Блоку немного уступает Андрей Платонов, о котором два эссе, оба — о «Чевенгуре». (Однако ни одного отдельного
эссе почему-то не удостоился, например, Андрей Белый — ключевая фигура,
«первооткрыватель», по словам самого Замятина, «темы географических образов в
русской культуре» и один из основоположников московского — в противовес более
раннему петербургскому — мифа в литературе и сознании.) По одной главе книги
досталось Борису Пастернаку — «геономике любви» в
«Сестре моей жизни» — и Венедикту Ерофееву, феномену паломничества в «Москве —
Петушках». Одно эссе посвящено философу — Петру Чаадаеву, да и тот, в сущности,
литератор. Словесность — предмет внимания и двух, нет, даже трех принципиальных
обобщающих текстов. С одного из них, о метагеографии
русской литературы и возведенном ею «евразийском доме», вообще начинается весь
разговор, другое анализирует географические образы путешествий в русской
литературе, а третий — это речь «Пространство и русская литература»,
произнесенная автором на вручении ему в декабре 2011 года премии Андрея Белого
за книгу эссе «В сердце воздуха» (и тут, наконец, исследователь и поэт в
Замятине перестают перебивать друг друга, что делают практически
повсеместно — и мы слышим голос одного только поэта). За представителями
словесных искусств следуют художники, притом
индивидуального рассмотрения удостоился один только Кузьма Петров-Водкин, зато
есть сразу два ярких обобщающих исследования: о русской пейзажной живописи XX
века и о географических образах русского авангарда. В двух текстах
анализируется кинематограф: образы дома и дороги в фильме Андрея Тарковского «Зеркало».

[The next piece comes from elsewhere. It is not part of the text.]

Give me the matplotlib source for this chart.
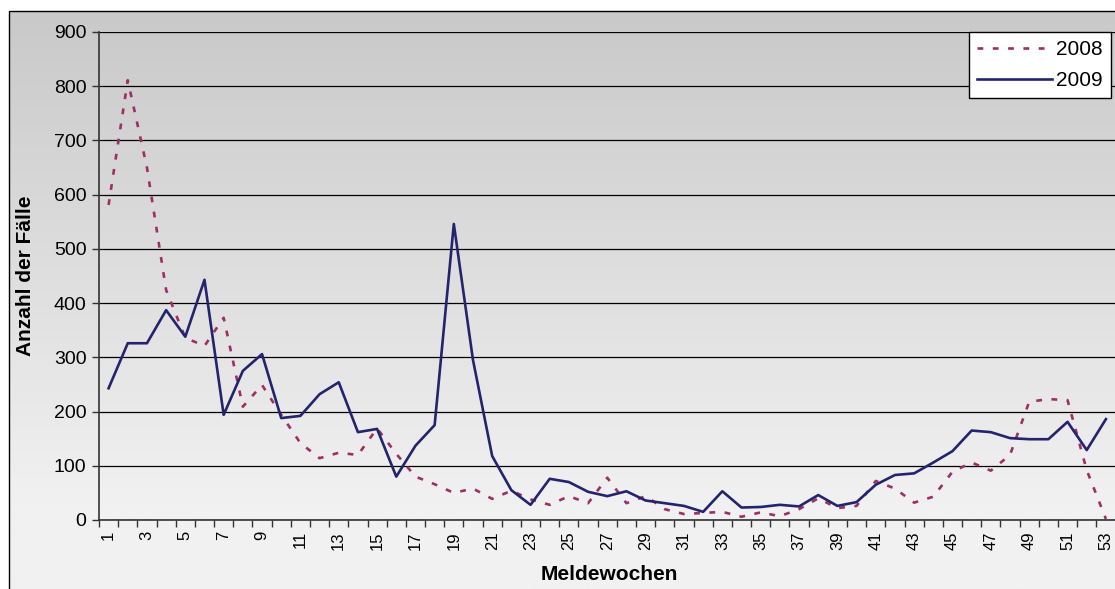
import matplotlib.pyplot as plt
import numpy as np
from matplotlib.patches import Rectangle

weeks = np.arange(1, 54)
cases_2008 = [581, 811, 650, 424, 336, 321, 373, 209, 249, 194, 142, 114, 124, 120,
              169, 122, 80, 66, 50, 58, 39, 54, 38, 28, 44, 31, 78, 31, 44, 20,
              11, 13, 15, 6, 14, 7, 20, 40, 22, 26, 72, 58, 32, 43, 89, 106,
              91, 120, 218, 223, 221, 92, 2]
cases_2009 = [243, 326, 326, 387, 338, 443, 194, 275, 306, 188, 192, 232, 254, 162,
              168, 80, 137, 175, 546, 295, 118, 55, 28, 76, 70, 52, 44, 53, 36, 31,
              26, 15, 53, 23, 24, 28, 25, 46, 26, 33, 65, 83, 86, 106, 127, 165,
              162, 151, 149, 149, 181, 129, 186]
yticks = [0, 100, 200, 300, 400, 500, 600, 700, 800, 900]

plt.rcParams['font.family'] = ['Liberation Sans', 'DejaVu Sans']

W, H = 1115, 589
fig = plt.figure(figsize=(W / 100, H / 100), dpi=100)
fig.patch.set_facecolor('white')

# background gradient of the chart area
bg = fig.add_axes([0, 0, 1, 1], zorder=0)
bg.set_xlim(0, W)
bg.set_ylim(H, 0)
bg.axis('off')
grad = np.linspace(0, 1, 300)
grad = np.clip(grad / 0.85, 0, 1)
top = np.array([0xc9, 0xc9, 0xc9]) / 255
bot = np.array([0xf1, 0xf1, 0xf1]) / 255
img = top[None, :] * (1 - grad[:, None]) + bot[None, :] * grad[:, None]
bg.imshow(img[:, None, :], extent=[9, W + 5, H, 11], aspect='auto', zorder=0)
bg.add_patch(Rectangle((9, 11), W, H, fill=False, edgecolor='black', lw=1.0, zorder=1))

ax = fig.add_axes([99 / W, 1 - 520 / H, 1016.5 / W, 488 / H], zorder=1)
ax.set_facecolor('none')

ax.plot(weeks, cases_2008, color='#9e2f62', lw=1.9, dashes=(2.2, 3.6), label='2008')
ax.plot(weeks, cases_2009, color='#24246e', lw=1.9, label='2009')

ax.set_xlim(0.5, 53.5)
ax.set_ylim(0, 900)
ax.set_yticks(yticks)
ax.yaxis.grid(True, color='black', lw=0.9)
ax.set_axisbelow(True)

ax.set_xticks(weeks[::2])
ax.set_xticklabels([str(w) for w in weeks[::2]], rotation=90, fontsize=12)
ax.set_xticks(np.arange(0.5, 54, 1), minor=True)
ax.tick_params(axis='x', which='major', length=0, pad=8)
ax.tick_params(axis='x', which='minor', length=5, width=1, color='#333333')
ax.tick_params(axis='y', length=5, width=1, color='#333333', labelsize=14, pad=4)

for s in ['top', 'right']:
    ax.spines[s].set_visible(False)
for s in ['left', 'bottom']:
    ax.spines[s].set_color('#333333')
    ax.spines[s].set_linewidth(1.2)

lab_font = ['Liberation Sans Narrow', 'Liberation Sans', 'DejaVu Sans']
fig.text(609 / W, 1 - 575 / H, 'Meldewochen', ha='center', va='center',
         fontsize=15, fontweight='bold', family=lab_font)
fig.text(26 / W, 1 - 276 / H, 'Anzahl der Fälle', ha='center', va='center',
         rotation=90, fontsize=15, fontweight='bold', family=lab_font)

leg = ax.legend(loc='upper right', bbox_to_anchor=(1111 / W, 1 - 32 / H),
                bbox_transform=fig.transFigure, fontsize=15, frameon=True,
                fancybox=False, borderaxespad=0, handlelength=3.6,
                handletextpad=0.2, labelspacing=0.55, borderpad=0.4)
leg.get_frame().set_edgecolor('black')
leg.get_frame().set_linewidth(1.0)
leg.get_frame().set_facecolor('white')
leg.get_frame().set_alpha(1)

fig.savefig('out.png', dpi=100)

Особняком стоят тексты о русской усадьбе и об образе реки «в российских
ментальных мирах». Ученый — Стеллер — в книге
оставлен в одиночестве.
Впрочем,
как и было сказано, в начале книги Замятин — бегло, перечислением — упоминает и
о «гениях места» со многими возможными специальностями: «Понятие творца в
данном случае может толковаться расширительно и включать в себя образы
властителей, политиков, ученых, философов и любых других деятелей различных
сфер жизни общества, оказавших существенное влияние на формирование образа
места». Вот о том, как это происходит в случае представителей
«нехудожественных» специальностей, очень интересно было бы однажды прочитать.
К
недостаткам книги стоит отнести некоторый речевой избыток, растрепывающий
внимание читателя. Скорее всего, он вызван стремлением автора
к возможно большей точности формулировок, но в результате одно и то же нередко
проговаривается многими синонимами, повторяющими друг друга и ничего не
добавляющими к прояснению предмета разговора: «разрывное, прерывистое и
фрагментарное, заранее неполное», «фундаментальными, базовыми, основопо-лагающими», «обыденного, привычного, рутинного,
традиционного», «осевших, выпавших в осадок»… Кажется, устранение этого избытка
добавило бы повествованию стройности, а развиваемой мысли — ясности.